In Week 17 against the New York Jets, Watkins was moved all over the field and the results were encouraging. He was targeted a season-high 15 times and had a season-best 11 catches for 136 yards in a 22-17 season-ending win.

“That last week of the season specifically was a little bit of a final exam that we had been building toward,” said Roman of Watkins expanded workload. “I really didn’t want to overload him early in the season. He had some nicks and what not that created some lost time, but as the season wore on and he was able to come out and practice every week and play – it just got larger and larger as the season went on.

“By the end of the season he was visibly a lot more comfortable playing multiple positions. It’s exciting to see him develop like that. We’ve just got to put our nose to the grindstone and get it done.
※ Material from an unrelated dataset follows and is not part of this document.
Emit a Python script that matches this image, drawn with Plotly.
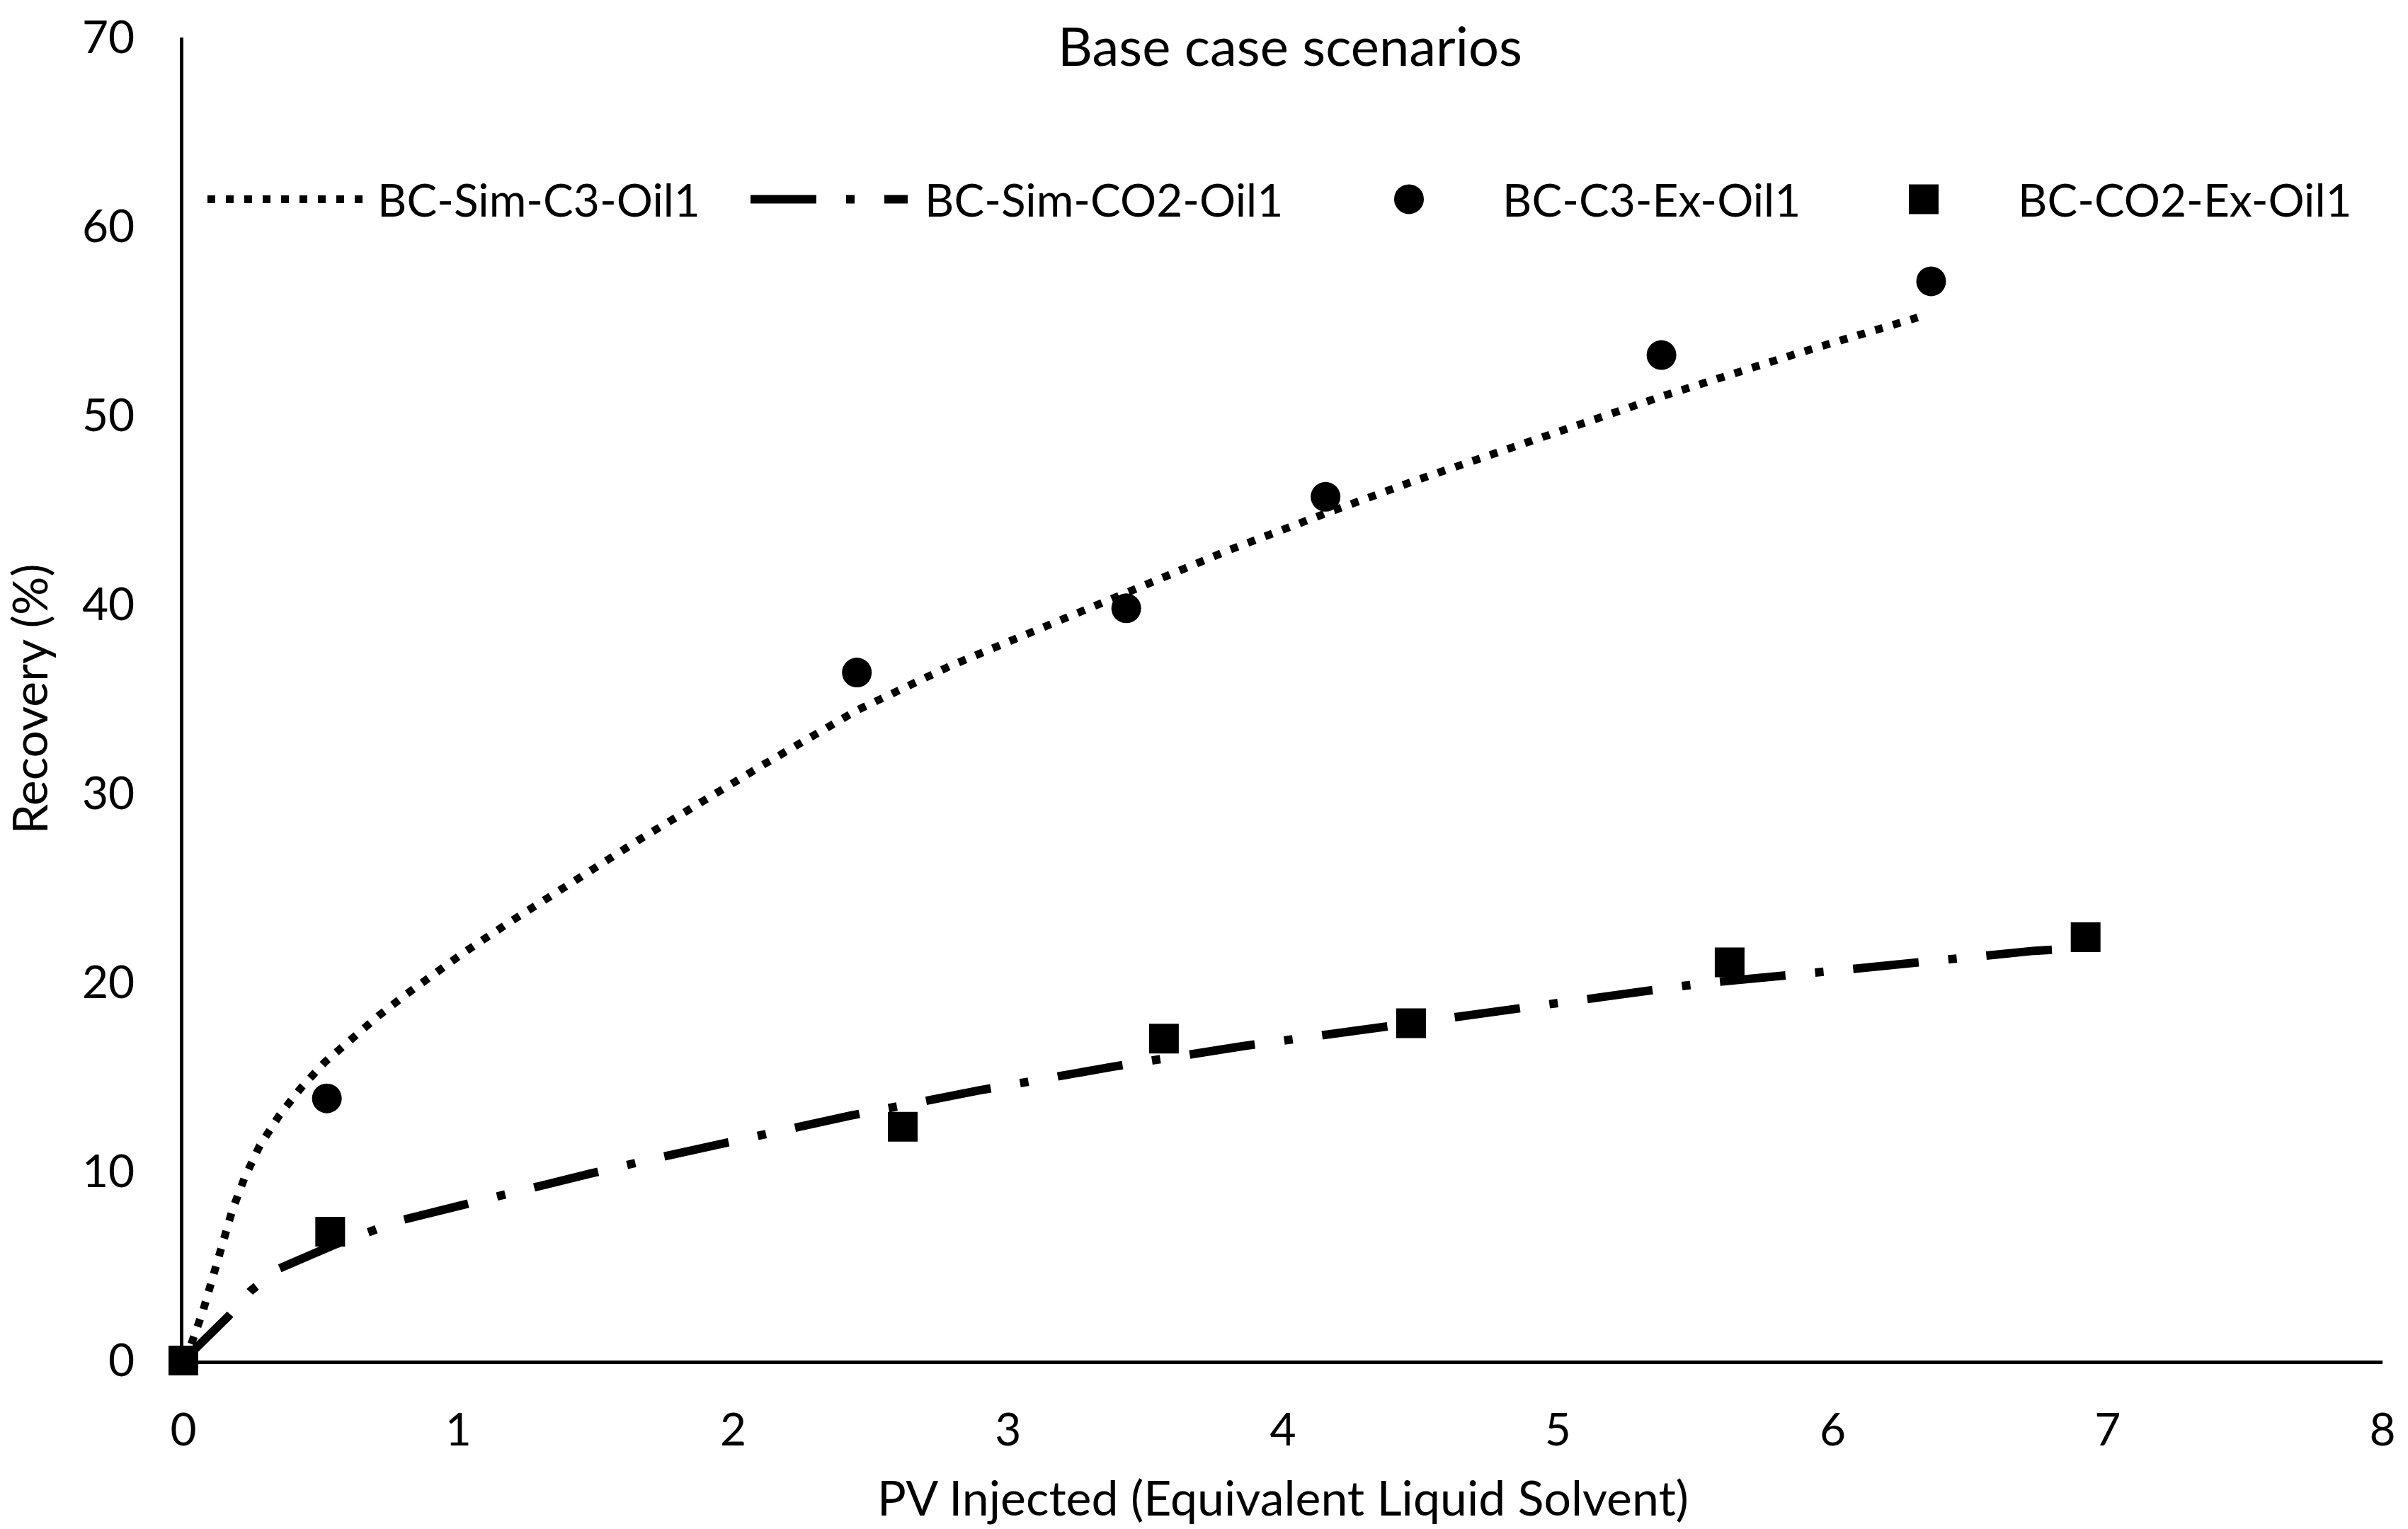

It’ll be a fun process, but I already know what this guy can become.”

Heading into 2016 opposing defenses will find it harder to simply focus all their energies on taking Watkins out of Buffalo’s game plan with his ability to handle a wider array of assignments.

4 – Collective knowledge

In 2015 there was a new coaching staff, a new offensive scheme, a new quarterback and a new feature back. Suffice to say familiarity with everything from coaching philosophy to assignments to team chemistry was limited at best for every player in the locker room. All of that newness heading into the 2016 season is gone.

Roman understood why consistency on third down or in the red zone was absent at times in Buffalo’s offense. There just wasn’t enough time on the job in year one.
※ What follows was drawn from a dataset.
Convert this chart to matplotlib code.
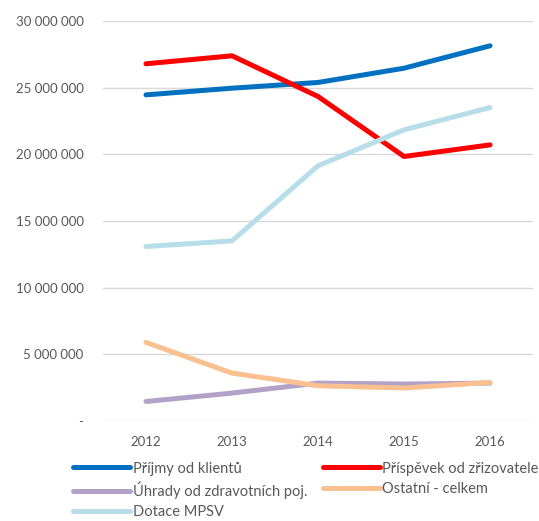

“I think everybody was doing it for the first time in our offense and some were doing it for the first time in the NFL,” said Roman.

Those growing pains from 2015 however, will greatly benefit what is anticipated to be largely the same group in 2016.

“That experience is going to really weigh in for us maturing as an offense and understanding what it takes to win games,” said Roman. “Whether it’s starting faster and getting up on a team and keeping that pedal to the metal, early in a game sometimes. And then sometimes you’re going to have to go down the field at the end of the game to win the game. That’s something we have to be able to do. It’s not one specific thing, but it’s just collectively understanding what we need to do in that given game.

“It’s the evolution and the process of really understanding offensively how to win consistently in this league. We’ve got some great guys who want to win and put the time in. We’re going to press them in that direction. We’re going to put the pressure on them to develop and understand that.”

5 – Staying a step ahead

While effectively establishing themselves as a team that can run the ball on just about any opponent while also having a deep passing game that must be respected, Roman is far from completing the full picture of what Buffalo’s offense will be. In fact he might never be finished. The only consistent theme in his scheme is the commitment to have it morph and change.

“This is not a paint by numbers offense,” he said. “We’re always going to push the envelope from a scheme standpoint and find out what can we do? We’re never just going to sit back and say, ‘We’ve got it.’ There are very few teams that can do that.

“So we’re always going to stimulate our players. Through that process you might not run all the different plays you’re working or different schemes you might be working on, your guys just get better as football players with their overall understanding of the game. So it’s not like we’re starting from scratch. We’re going to start at square one, but I think that group is a very strong group. One of the things I like is (variety) and I think we have all that.”